S18 composite mode is configured in config.yamlcomposition:

composition:
  orchestrators:
    scenario_18:
      sub_scenarios:
        - scenario_02  # Security
        - scenario_05  # Refactoring
        - scenario_06  # Performance
        - scenario_11  # Architecture
        - scenario_12  # Tech Debt
      parallel_execution: true
      timeout_seconds: 60
      max_findings_per_scenario: 50
      enabled: true

  merging:
    strategy: weighted
    deduplication_threshold: 0.8
    max_findings: 100

  priority:
    algorithm: weighted_sum
    weights:
      severity: 0.30
      impact: 0.25
      roi: 0.25
      confidence: 0.15
      consensus: 0.05

  conflicts:
    resolution_mode: priority
    security_priority_boost: 1.5
    compliance_priority_boost: 1.3

CLI Usage

# Simple optimization analysis
python -m src.cli query "Optimize src/core/ for performance"

# Security-focused optimization
python -m src.cli query "Find security improvements in src/api/"

# Readability analysis
python -m src.cli query "Analyze src/utils/ for readability issues"
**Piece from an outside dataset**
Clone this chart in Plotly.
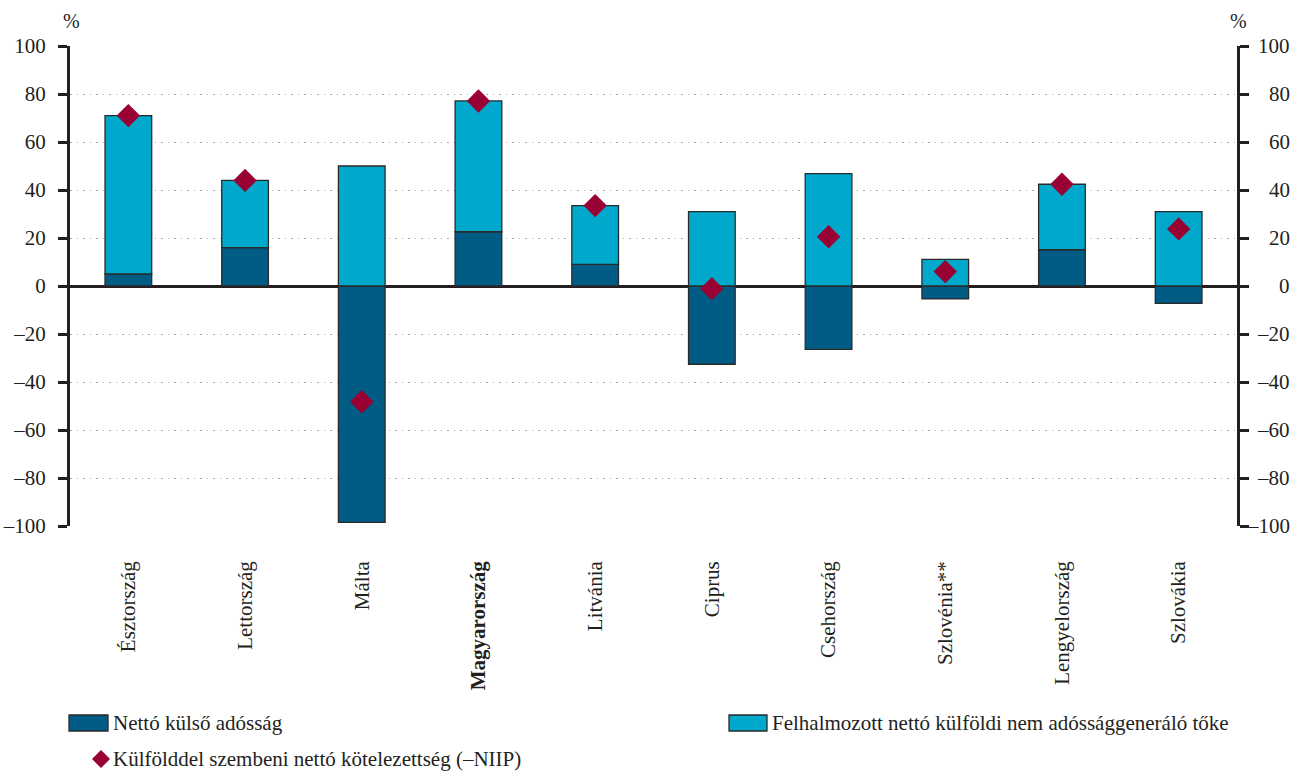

# Comprehensive composite analysis (triggers composite mode)
python -m src.cli query "Comprehensive code optimization for src/"

# Full analysis mentioning multiple categories (triggers composite mode)
python -m src.cli query "Analyze security, performance, and architecture of src/"

# Composite via API
# POST /api/v1/composition/query
# {"query": "Optimize src/", "orchestrator": "scenario_18"}

Example Questions

  • “Optimize [path] for performance”
  • “Find security improvements in [path]”
  • “Analyze [path] for readability issues”
  • “Comprehensive code optimization for [path]”
  • “Full analysis of security, performance, and architecture”
  • “Find all code quality issues in [path]”
  • “What are the most impactful optimizations for [module]?”
  • “Run complete analysis of [path] — security, performance, debt”
  • “Show optimization suggestions for [path]”
  • “Analyze [path] for all issues”

S18 vs S19: S18 (Code Optimization) and S19 (Standards Check) are both composite orchestrators sharing the same composition infrastructure (ScenarioInvoker, ResultMerger, ConflictResolver, PriorityCalculator). S18 orchestrates S02+S05+S06+S11+S12 in parallel (60s) for comprehensive code optimization. S19 orchestrates S08+S17+S18 sequentially (45s) for standards compliance checking. S18 focuses on finding and prioritizing code improvements; S19 focuses on verifying adherence to coding standards.